Selon Bertrand Mathieu, juriste et président de l’Association française de droit constitutionnel, contacté par Planet, L'interprétation de la Constitution ne peut pas se faire en ce sens. "Dominique Rousseau, qui est un confrère que j’apprécie, raisonne par la négative. Or, les liens entre le président et le parlement sont prévus de manière exclusive par la Constitution. Le président a la possibilité de faire un discours devant le Congrès mais du reste il n’est responsable que devant le peuple. C’est le Premier ministre qui est responsable devant le parlement", assure-t-il évoquant également la séparation des pouvoirs.

Bertrand Mathieu prend par ailleurs pour exemple la commission d’enquête parlementaire sur les avions renifleurs sous François Mitterrand. Les parlementaires avaient demandé à entendre l’ex-chef d'Etat, Valéry Giscard D’Estaing. Le président socialiste avait alors envoyé une lettre pour leur signifier que même un ancien chef d’Etat ne pouvait être entendu.

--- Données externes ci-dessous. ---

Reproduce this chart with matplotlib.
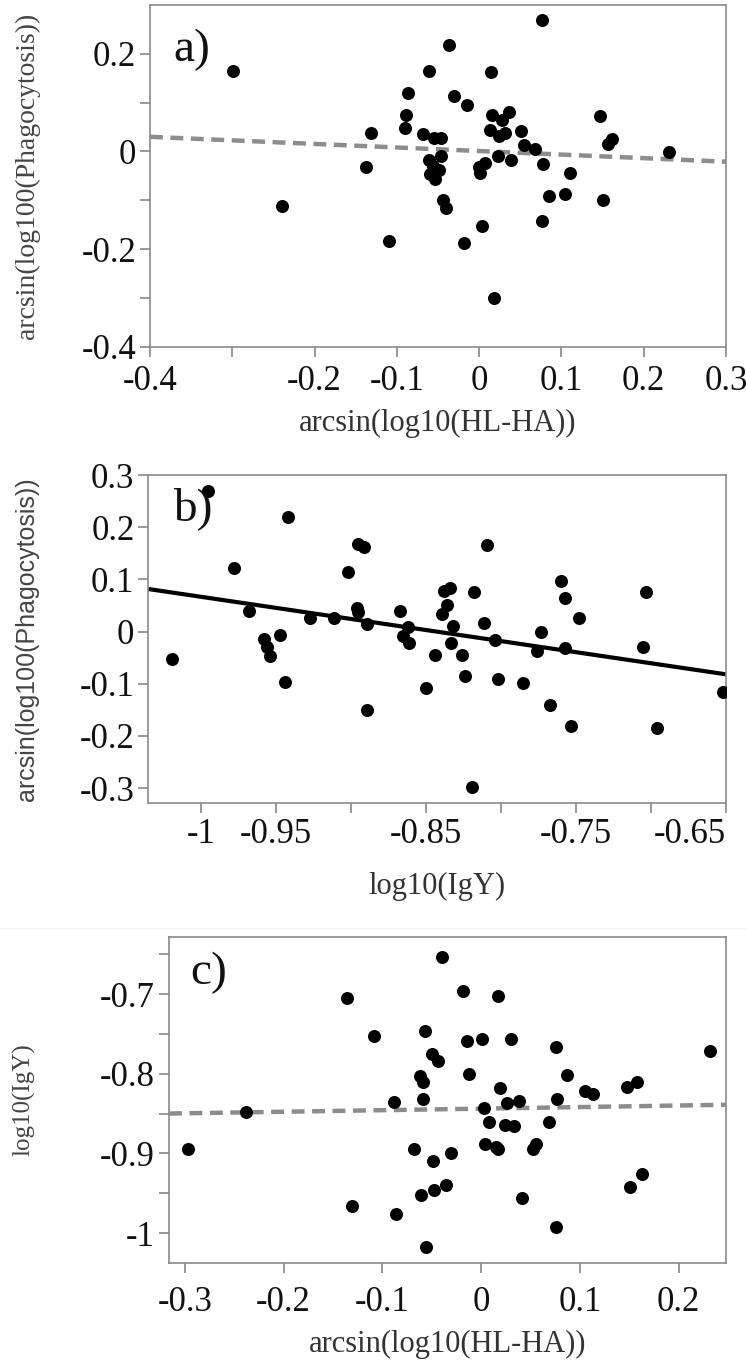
import matplotlib
matplotlib.use("Agg")
import matplotlib.pyplot as plt
from matplotlib.lines import Line2D

# a) arcsin(log10(HL-HA)) vs arcsin(log100(Phagocytosis))
a_hlha = [-0.299, -0.240, -0.132, -0.138, -0.109, -0.087, -0.089, -0.090, -0.061, -0.068,
          -0.055, -0.046, -0.061, -0.046, -0.056, -0.060, -0.049, -0.054, -0.044, -0.040,
          -0.037, -0.031, -0.015, 0.014, 0.016, 0.036, 0.028, 0.013, 0.024, 0.032,
          0.051, 0.055, 0.068, 0.023, 0.039, 0.077, 0.007, 0.000, 0.001, 0.111,
          0.085, 0.104, 0.150, 0.147, 0.157, 0.162, 0.231, 0.076, 0.004, 0.076,
          -0.018, 0.018]
a_phago = [0.165, -0.111, 0.038, -0.031, -0.183, 0.120, 0.075, 0.048, 0.165, 0.036,
           0.027, 0.027, -0.018, -0.009, -0.029, -0.046, -0.039, -0.057, -0.099, -0.116,
           0.218, 0.114, 0.095, 0.162, 0.075, 0.081, 0.065, 0.044, 0.032, 0.038,
           0.042, 0.014, 0.006, -0.010, -0.017, -0.025, -0.024, -0.031, -0.045, -0.045,
           -0.091, -0.087, -0.099, 0.073, 0.016, 0.025, -0.001, -0.142, -0.153, 0.269,
           -0.187, -0.300]
a_fit_x = [-0.4, 0.3]
a_fit_y = [0.030, -0.021]

# b) log10(IgY) vs arcsin(log100(Phagocytosis))
b_igy = [-0.995, -0.942, -0.978, -0.968, -1.019, -0.958, -0.956, -0.954, -0.947, -0.944,
         -0.927, -0.911, -0.902, -0.895, -0.891, -0.896, -0.895, -0.889, -0.889, -0.867,
         -0.862, -0.865, -0.861, -0.844, -0.850, -0.838, -0.834, -0.836, -0.839, -0.832,
         -0.833, -0.826, -0.824, -0.818, -0.809, -0.811, -0.804, -0.802, -0.819, -0.785,
         -0.773, -0.776, -0.767, -0.760, -0.757, -0.757, -0.753, -0.748, -0.703, -0.705,
         -0.696, -0.652]
b_phago = [0.270, 0.219, 0.122, 0.039, -0.053, -0.014, -0.030, -0.046, -0.006, -0.097,
           0.026, 0.026, 0.115, 0.167, 0.162, 0.046, 0.037, 0.015, -0.151, 0.039,
           0.008, -0.008, -0.022, -0.044, -0.109, 0.078, 0.083, 0.050, 0.034, 0.010,
           -0.022, -0.044, -0.086, 0.075, 0.165, 0.017, -0.016, -0.090, -0.298, -0.099,
           0.000, -0.038, -0.140, 0.096, 0.065, -0.031, -0.181, 0.026, 0.076, -0.029,
           -0.185, -0.115]
b_fit_x = [-1.035, -0.65]
b_fit_y = [0.0815, -0.082]

# c) arcsin(log10(HL-HA)) vs log10(IgY)
c_hlha = [-0.040, -0.136, -0.108, -0.057, -0.050, -0.044, -0.062, -0.059, -0.088, -0.059,
          -0.238, -0.297, -0.068, -0.049, -0.030, -0.131, -0.086, -0.061, -0.048, -0.036,
          -0.056, -0.018, 0.017, -0.014, 0.001, 0.030, 0.076, 0.232, -0.012, 0.087,
          0.019, 0.026, 0.038, 0.077, 0.105, 0.113, 0.148, 0.158, 0.003, 0.008,
          0.024, 0.033, 0.069, 0.004, 0.015, 0.017, 0.053, 0.056, 0.041, 0.151,
          0.163, 0.076]
c_igy = [-0.653, -0.705, -0.753, -0.747, -0.775, -0.784, -0.803, -0.810, -0.836, -0.832,
         -0.848, -0.894, -0.894, -0.909, -0.900, -0.966, -0.976, -0.952, -0.946, -0.940,
         -1.017, -0.696, -0.703, -0.759, -0.756, -0.757, -0.766, -0.772, -0.800, -0.801,
         -0.818, -0.837, -0.834, -0.832, -0.822, -0.825, -0.817, -0.811, -0.843, -0.860,
         -0.864, -0.866, -0.861, -0.888, -0.892, -0.895, -0.895, -0.888, -0.956, -0.942,
         -0.926, -0.993]
c_fit_x = [-0.316, 0.248]
c_fit_y = [-0.850, -0.839]

a_xticks = [-0.4, -0.3, -0.2, -0.1, 0, 0.1, 0.2, 0.3]
a_xlabels = ["-0.4", "", "-0.2", "-0.1", "0", "0.1", "0.2", "0.3"]
a_yticks = [-0.4, -0.3, -0.2, -0.1, 0, 0.1, 0.2]
a_ylabels = ["-0.4", "", "-0.2", "", "0", "", "0.2"]
b_xticks = [-1.0, -0.95, -0.9, -0.85, -0.8, -0.75, -0.7, -0.65]
b_xlabels = ["-1", "-0.95", "", "-0.85", "", "-0.75", "", "-0.65"]
b_yticks = [-0.3, -0.2, -0.1, 0, 0.1, 0.2, 0.3]
b_ylabels = ["-0.3", "-0.2", "-0.1", "0", "0.1", "0.2", "0.3"]
c_xticks = [-0.3, -0.2, -0.1, 0, 0.1, 0.2]
c_xlabels = ["-0.3", "-0.2", "-0.1", "0", "0.1", "0.2"]
c_yticks = [-1.0, -0.95, -0.9, -0.85, -0.8, -0.75, -0.7, -0.65]
c_ylabels = ["-1", "", "-0.9", "", "-0.8", "", "-0.7", ""]

W, H = 746, 1362
plt.rcParams.update({"font.family": ["Liberation Serif", "DejaVu Serif"], "axes.linewidth": 1.2})
fig = plt.figure(figsize=(W / 100, H / 100), dpi=100)

def px_rect(l, r, t, b):
    return [l / W, 1 - b / H, (r - l) / W, (b - t) / H]

def panel(rect, xs, ys, fx, fy, fit_style, xlim, ylim, xt, xl, yt, yl, xpad, letter, lpos,
          xlabel, xlab_y, ylabel, ylab_x, ylab_kw):
    ax = fig.add_axes(rect)
    ax.plot(fx, fy, zorder=1, **fit_style)
    ax.scatter(xs, ys, s=88, color="black", linewidths=0, zorder=3)
    ax.set_xlim(*xlim); ax.set_ylim(*ylim)
    ax.set_xticks(xt); ax.set_xticklabels(xl, fontsize=25)
    ax.set_yticks(yt); ax.set_yticklabels(yl, fontsize=25)
    ax.tick_params(axis="both", direction="out", length=7, width=1.2, color="#888888", labelcolor="#111111")
    ax.tick_params(axis="x", pad=xpad)
    ax.tick_params(axis="y", pad=3)
    for sp in ax.spines.values():
        sp.set_color("#8a8a8a")
    ax.text(lpos[0], lpos[1], letter, transform=ax.transAxes, fontsize=34, ha="left", va="center", color="#111111")
    ax.set_xlabel(xlabel, fontsize=22, color="#333333", va="center")
    ax.xaxis.set_label_coords(0.5, xlab_y)
    ax.set_ylabel(ylabel, va="center", **ylab_kw)
    ax.yaxis.set_label_coords(ylab_x, 0.5)
    return ax

dash = dict(color="#8c8c8c", lw=3.2, ls=(0, (2.9, 1.7)))
solid = dict(color="black", lw=3.0, solid_capstyle="butt")

panel(px_rect(150, 726, 5, 346.7), a_hlha, a_phago, a_fit_x, a_fit_y, dash,
      (-0.4, 0.3), (-0.4, 0.3), a_xticks, a_xlabels, a_yticks, a_ylabels, 6, "a)", (0.040, 0.868),
      "arcsin(log10(HL-HA))", -0.226, "arcsin(log100(Phagocytosis))", -0.2135,
      dict(fontsize=20, color="#444444"))
axb = panel(px_rect(148.3, 726, 475, 802.7), b_igy, b_phago, b_fit_x, b_fit_y, solid,
            (-1.035, -0.65), (-0.328, 0.298), b_xticks, b_xlabels, b_yticks, b_ylabels, 4, "b)", (0.043, 0.899),
            "log10(IgY)", -0.257, "arcsin(log100(Phagocytosis))", -0.210,
            dict(fontsize=18, color="#444444", fontfamily=["Liberation Sans", "DejaVu Sans"]))
# last label sits flush with the right edge, like the original
axb.get_xticklabels()[-1].set_horizontalalignment("right")
panel(px_rect(169, 726, 936.7, 1263.3), c_hlha, c_igy, c_fit_x, c_fit_y, dash,
      (-0.316, 0.248), (-1.038, -0.628), c_xticks, c_xlabels, c_yticks, c_ylabels, 9, "c)", (0.038, 0.889),
      "arcsin(log10(HL-HA))", -0.250, "log10(IgY)", -0.260,
      dict(fontsize=18, color="#444444"))

# faint scan edge above panel c
fig.add_artist(Line2D([0, 1], [1 - 928 / H] * 2, color="#efefef", lw=1))

fig.savefig("out.png", dpi=100, facecolor="white")
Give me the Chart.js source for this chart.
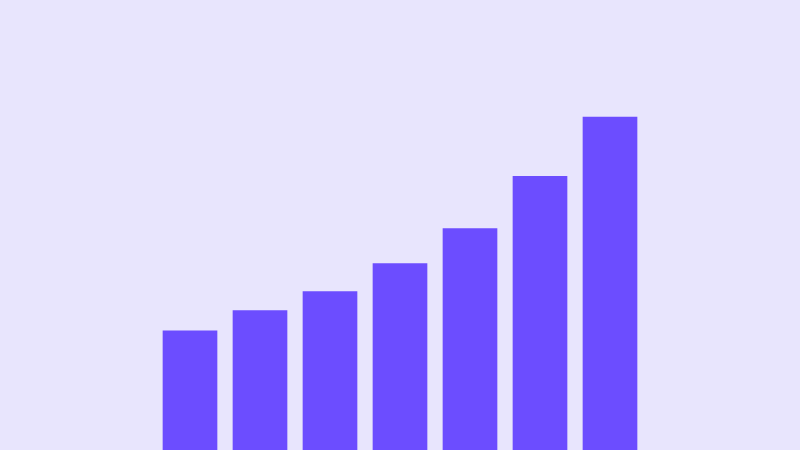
<!DOCTYPE html>
<html>
<head>
<meta charset="utf-8">
<script src="https://cdn.jsdelivr.net/npm/chart.js@4"></script>
<style>
    html, body { margin: 0; padding: 0; background: #E8E5FD; }
    #wrap { width: 800px; height: 450px; }
</style>
</head>
<body>
<div id="wrap"><canvas id="chart"></canvas></div>
<script>
const categories = ["1", "2", "3", "4", "5", "6", "7"];
const values = [26.5, 31.0, 35.2, 41.4, 49.2, 60.8, 74.0];

const ctx = document.getElementById("chart");

new Chart(ctx, {
    type: "bar",
    data: {
        labels: categories,
        datasets: [{
            data: values,
            backgroundColor: "#6C4DFF",
            borderWidth: 0,
            barThickness: 54
        }]
    },
    options: {
        responsive: true,
        maintainAspectRatio: false,
        animation: false,
        layout: { padding: { left: 155, right: 155, top: 0, bottom: 0 } },
        scales: {
            x: { display: false },
            y: { display: false, min: 0, max: 100 }
        },
        plugins: {
            legend: { display: false },
            tooltip: { enabled: false }
        }
    }
});
</script>
</body>
</html>
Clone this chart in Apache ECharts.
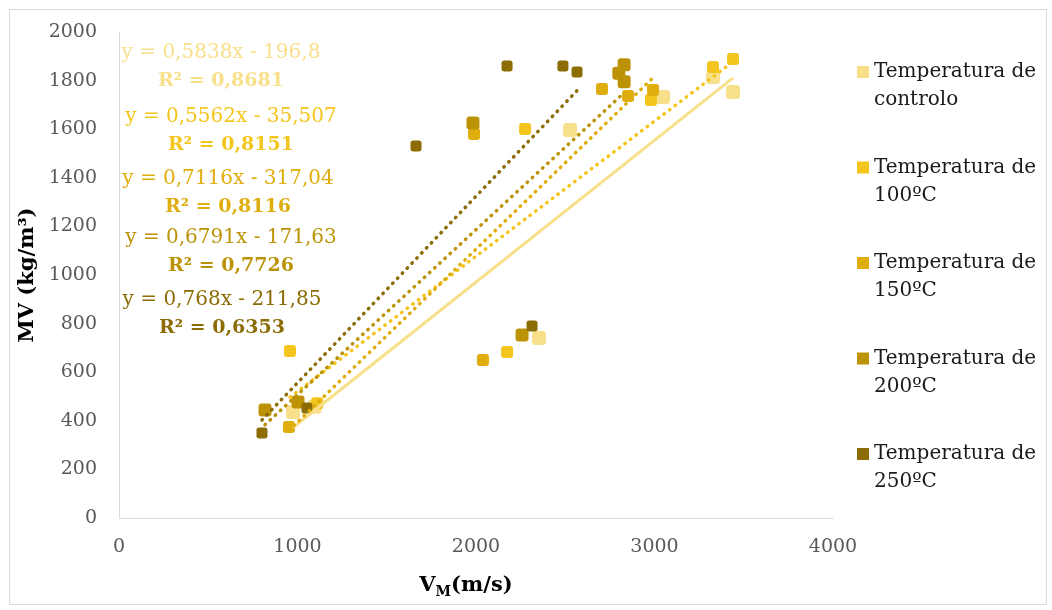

La destitution pour Emmanuel Macron : pas du tout réaliste

L’autre relation qui peut s’établir entre le président et les parlementaires, comme l’explique Bertrand Mathieu, c’est la destitution. "C’est le deuxième lien que peut avoir le président avec le parlement, mais dans la situation actuelle, elle ne s’y prête pas du tout. Au-delà de toute partisanerie, il s’agirait d’une décision complètement démesurée. D’ailleurs, la destitution demande une très large majorité pour pouvoir être lancée, et ce n’est pas le cas ici", relève le juriste.

Quand bien même Emmanuel Macron assume sa responsabilité dans l’affaire Benalla, dont il dit avoir validé la sanction, ce sera aux trois enquêtes – parlementaire, administrative et judiciaire – de faire toute la lumière sur les décisions qui ont conduit ce collaborateur aux événements du 1er mai. Le président ne devrait toutefois pas sortir complètement indemne de cette affaire. Selon un sondage Ipsos publié mardi, la popularité du chef de l’Etat a atteint son plus bas depuis septembre 2017. Il tombe à 32% d’opinions favorables.